--- start of Data block ---

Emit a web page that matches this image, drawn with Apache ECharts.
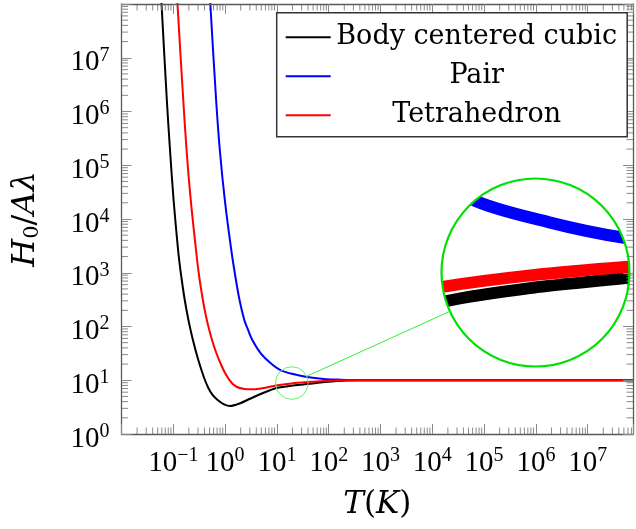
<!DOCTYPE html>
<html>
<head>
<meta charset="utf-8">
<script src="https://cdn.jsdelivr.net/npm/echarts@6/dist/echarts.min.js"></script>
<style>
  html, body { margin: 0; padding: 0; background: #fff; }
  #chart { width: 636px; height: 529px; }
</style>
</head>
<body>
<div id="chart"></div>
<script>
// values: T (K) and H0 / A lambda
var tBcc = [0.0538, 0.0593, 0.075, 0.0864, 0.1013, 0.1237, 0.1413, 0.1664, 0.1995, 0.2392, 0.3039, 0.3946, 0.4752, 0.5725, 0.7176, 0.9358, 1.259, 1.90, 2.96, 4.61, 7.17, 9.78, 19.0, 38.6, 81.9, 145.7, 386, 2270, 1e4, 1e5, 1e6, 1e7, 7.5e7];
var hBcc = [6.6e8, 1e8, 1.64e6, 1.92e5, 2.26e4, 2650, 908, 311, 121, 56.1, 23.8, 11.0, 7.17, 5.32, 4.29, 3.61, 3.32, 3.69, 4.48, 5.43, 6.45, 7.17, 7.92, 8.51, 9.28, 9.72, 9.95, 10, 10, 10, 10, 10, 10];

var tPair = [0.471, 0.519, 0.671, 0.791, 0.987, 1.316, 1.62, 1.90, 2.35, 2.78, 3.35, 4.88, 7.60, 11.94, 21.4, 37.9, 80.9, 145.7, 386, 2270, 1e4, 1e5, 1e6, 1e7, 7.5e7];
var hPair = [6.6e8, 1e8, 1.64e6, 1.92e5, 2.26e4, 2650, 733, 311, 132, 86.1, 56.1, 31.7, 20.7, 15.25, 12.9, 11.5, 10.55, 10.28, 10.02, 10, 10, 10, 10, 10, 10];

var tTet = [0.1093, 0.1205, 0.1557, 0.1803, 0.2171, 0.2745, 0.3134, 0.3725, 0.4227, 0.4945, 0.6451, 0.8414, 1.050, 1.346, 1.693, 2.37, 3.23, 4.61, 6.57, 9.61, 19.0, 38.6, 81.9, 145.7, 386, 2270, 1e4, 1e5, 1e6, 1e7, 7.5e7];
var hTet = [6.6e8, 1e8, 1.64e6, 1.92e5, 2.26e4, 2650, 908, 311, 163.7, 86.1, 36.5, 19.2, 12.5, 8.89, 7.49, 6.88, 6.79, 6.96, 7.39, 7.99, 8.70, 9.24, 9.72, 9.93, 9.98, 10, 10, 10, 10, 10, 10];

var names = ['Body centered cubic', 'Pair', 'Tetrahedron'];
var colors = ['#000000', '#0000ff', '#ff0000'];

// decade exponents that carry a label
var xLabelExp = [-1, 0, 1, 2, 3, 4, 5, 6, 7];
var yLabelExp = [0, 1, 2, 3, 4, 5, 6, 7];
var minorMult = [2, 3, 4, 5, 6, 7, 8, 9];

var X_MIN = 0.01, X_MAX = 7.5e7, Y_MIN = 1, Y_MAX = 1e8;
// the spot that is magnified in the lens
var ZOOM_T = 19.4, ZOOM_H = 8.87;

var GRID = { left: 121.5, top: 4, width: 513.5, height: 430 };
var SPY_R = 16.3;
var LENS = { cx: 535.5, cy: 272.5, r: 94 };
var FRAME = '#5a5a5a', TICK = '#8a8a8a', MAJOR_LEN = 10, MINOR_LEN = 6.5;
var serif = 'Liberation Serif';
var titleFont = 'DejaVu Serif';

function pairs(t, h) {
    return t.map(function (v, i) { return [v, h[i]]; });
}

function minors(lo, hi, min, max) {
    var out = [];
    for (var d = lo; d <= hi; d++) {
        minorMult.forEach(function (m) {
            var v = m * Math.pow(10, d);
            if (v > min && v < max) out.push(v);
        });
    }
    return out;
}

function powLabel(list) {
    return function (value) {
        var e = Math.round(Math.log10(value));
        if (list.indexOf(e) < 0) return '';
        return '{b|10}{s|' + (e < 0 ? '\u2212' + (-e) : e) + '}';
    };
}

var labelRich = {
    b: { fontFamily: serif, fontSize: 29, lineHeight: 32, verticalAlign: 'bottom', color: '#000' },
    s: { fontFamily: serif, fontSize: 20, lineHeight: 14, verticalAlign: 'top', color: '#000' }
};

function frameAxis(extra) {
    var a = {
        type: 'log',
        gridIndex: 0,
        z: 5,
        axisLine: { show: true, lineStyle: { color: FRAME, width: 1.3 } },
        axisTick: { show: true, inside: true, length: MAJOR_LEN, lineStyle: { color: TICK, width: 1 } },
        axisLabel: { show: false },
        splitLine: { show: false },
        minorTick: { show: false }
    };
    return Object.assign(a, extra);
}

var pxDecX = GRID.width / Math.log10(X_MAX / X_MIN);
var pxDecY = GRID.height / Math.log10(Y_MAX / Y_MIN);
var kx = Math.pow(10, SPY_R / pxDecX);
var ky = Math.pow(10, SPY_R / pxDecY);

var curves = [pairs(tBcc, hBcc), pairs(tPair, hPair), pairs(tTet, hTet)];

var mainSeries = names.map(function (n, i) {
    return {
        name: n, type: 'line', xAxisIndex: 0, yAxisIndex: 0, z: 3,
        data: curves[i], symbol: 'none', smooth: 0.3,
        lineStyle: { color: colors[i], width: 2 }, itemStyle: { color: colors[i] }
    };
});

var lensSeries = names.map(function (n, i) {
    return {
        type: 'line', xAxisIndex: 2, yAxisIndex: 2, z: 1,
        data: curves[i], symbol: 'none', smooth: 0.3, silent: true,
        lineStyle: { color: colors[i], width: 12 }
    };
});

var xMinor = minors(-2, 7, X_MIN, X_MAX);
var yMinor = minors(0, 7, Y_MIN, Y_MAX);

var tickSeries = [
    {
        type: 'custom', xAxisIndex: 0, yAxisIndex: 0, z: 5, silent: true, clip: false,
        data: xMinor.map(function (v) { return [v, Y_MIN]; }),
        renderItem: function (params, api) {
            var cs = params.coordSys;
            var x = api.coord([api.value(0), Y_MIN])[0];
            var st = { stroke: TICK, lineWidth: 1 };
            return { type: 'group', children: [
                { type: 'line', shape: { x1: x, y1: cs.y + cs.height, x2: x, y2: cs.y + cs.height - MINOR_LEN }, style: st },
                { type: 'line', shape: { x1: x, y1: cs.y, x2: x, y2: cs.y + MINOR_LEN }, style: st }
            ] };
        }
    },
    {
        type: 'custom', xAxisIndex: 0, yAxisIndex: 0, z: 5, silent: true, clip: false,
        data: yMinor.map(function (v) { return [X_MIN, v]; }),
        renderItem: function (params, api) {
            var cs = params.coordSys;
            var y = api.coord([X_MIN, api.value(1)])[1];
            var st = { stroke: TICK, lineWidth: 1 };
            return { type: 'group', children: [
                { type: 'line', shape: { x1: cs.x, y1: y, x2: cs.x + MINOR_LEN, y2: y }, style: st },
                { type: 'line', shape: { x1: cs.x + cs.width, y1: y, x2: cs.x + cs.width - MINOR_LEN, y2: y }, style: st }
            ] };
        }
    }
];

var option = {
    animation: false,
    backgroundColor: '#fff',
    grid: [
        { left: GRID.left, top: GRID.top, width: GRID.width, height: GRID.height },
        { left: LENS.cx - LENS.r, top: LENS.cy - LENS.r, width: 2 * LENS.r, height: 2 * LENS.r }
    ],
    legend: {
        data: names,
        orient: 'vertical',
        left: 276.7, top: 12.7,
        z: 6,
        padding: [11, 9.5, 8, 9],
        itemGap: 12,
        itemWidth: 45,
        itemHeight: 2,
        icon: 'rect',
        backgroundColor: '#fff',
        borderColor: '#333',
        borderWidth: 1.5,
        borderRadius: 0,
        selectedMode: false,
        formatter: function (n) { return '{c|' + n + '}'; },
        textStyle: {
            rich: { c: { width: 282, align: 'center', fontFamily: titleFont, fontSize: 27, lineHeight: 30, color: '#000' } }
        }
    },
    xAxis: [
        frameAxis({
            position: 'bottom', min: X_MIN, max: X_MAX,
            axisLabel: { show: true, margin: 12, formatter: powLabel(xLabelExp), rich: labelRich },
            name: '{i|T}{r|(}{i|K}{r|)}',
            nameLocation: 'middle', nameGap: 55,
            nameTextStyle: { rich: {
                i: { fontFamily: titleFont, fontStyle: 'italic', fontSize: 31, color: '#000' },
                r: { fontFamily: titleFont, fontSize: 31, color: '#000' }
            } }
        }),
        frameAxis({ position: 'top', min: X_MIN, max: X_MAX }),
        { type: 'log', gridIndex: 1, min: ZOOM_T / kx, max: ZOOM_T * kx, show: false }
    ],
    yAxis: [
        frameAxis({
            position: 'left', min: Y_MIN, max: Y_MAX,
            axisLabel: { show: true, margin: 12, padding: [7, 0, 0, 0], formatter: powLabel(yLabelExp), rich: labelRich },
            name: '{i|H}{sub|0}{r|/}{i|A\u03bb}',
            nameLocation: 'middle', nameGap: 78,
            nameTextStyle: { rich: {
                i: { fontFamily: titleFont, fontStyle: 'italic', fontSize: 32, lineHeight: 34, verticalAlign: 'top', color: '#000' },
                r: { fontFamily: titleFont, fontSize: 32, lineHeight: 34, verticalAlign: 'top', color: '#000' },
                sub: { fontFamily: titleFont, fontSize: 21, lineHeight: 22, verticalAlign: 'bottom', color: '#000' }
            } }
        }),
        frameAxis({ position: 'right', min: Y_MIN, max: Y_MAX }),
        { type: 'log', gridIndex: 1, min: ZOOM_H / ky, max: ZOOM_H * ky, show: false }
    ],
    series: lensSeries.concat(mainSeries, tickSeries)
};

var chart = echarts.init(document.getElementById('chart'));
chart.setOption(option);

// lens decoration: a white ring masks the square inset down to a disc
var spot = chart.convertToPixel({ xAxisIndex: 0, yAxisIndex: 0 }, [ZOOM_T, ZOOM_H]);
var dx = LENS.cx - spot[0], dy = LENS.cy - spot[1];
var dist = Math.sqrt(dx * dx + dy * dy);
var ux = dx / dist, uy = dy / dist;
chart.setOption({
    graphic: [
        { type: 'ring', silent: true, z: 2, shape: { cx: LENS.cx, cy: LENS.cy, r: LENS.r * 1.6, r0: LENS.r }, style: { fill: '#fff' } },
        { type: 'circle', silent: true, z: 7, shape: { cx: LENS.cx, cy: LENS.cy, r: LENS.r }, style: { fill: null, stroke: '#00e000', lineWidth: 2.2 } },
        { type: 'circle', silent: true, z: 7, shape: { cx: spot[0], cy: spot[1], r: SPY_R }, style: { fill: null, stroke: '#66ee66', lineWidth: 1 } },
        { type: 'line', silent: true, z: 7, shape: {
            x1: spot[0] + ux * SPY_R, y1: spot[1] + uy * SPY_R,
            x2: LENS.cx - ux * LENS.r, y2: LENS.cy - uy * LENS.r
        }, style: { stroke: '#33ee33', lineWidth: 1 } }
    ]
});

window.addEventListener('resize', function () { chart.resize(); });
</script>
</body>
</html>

--- end of Data block ---

Set problem = From the top of the listing above, repeat each line exactly until you reach the line containing "10.02, 10, 10, 10, 10, 10, 10];", and repeat that one too. Leave the pictures out.

The solution =
Emit a web page that matches this image, drawn with Apache ECharts.
<!DOCTYPE html>
<html>
<head>
<meta charset="utf-8">
<script src="https://cdn.jsdelivr.net/npm/echarts@6/dist/echarts.min.js"></script>
<style>
  html, body { margin: 0; padding: 0; background: #fff; }
  #chart { width: 636px; height: 529px; }
</style>
</head>
<body>
<div id="chart"></div>
<script>
// values: T (K) and H0 / A lambda
var tBcc = [0.0538, 0.0593, 0.075, 0.0864, 0.1013, 0.1237, 0.1413, 0.1664, 0.1995, 0.2392, 0.3039, 0.3946, 0.4752, 0.5725, 0.7176, 0.9358, 1.259, 1.90, 2.96, 4.61, 7.17, 9.78, 19.0, 38.6, 81.9, 145.7, 386, 2270, 1e4, 1e5, 1e6, 1e7, 7.5e7];
var hBcc = [6.6e8, 1e8, 1.64e6, 1.92e5, 2.26e4, 2650, 908, 311, 121, 56.1, 23.8, 11.0, 7.17, 5.32, 4.29, 3.61, 3.32, 3.69, 4.48, 5.43, 6.45, 7.17, 7.92, 8.51, 9.28, 9.72, 9.95, 10, 10, 10, 10, 10, 10];

var tPair = [0.471, 0.519, 0.671, 0.791, 0.987, 1.316, 1.62, 1.90, 2.35, 2.78, 3.35, 4.88, 7.60, 11.94, 21.4, 37.9, 80.9, 145.7, 386, 2270, 1e4, 1e5, 1e6, 1e7, 7.5e7];
var hPair = [6.6e8, 1e8, 1.64e6, 1.92e5, 2.26e4, 2650, 733, 311, 132, 86.1, 56.1, 31.7, 20.7, 15.25, 12.9, 11.5, 10.55, 10.28, 10.02, 10, 10, 10, 10, 10, 10];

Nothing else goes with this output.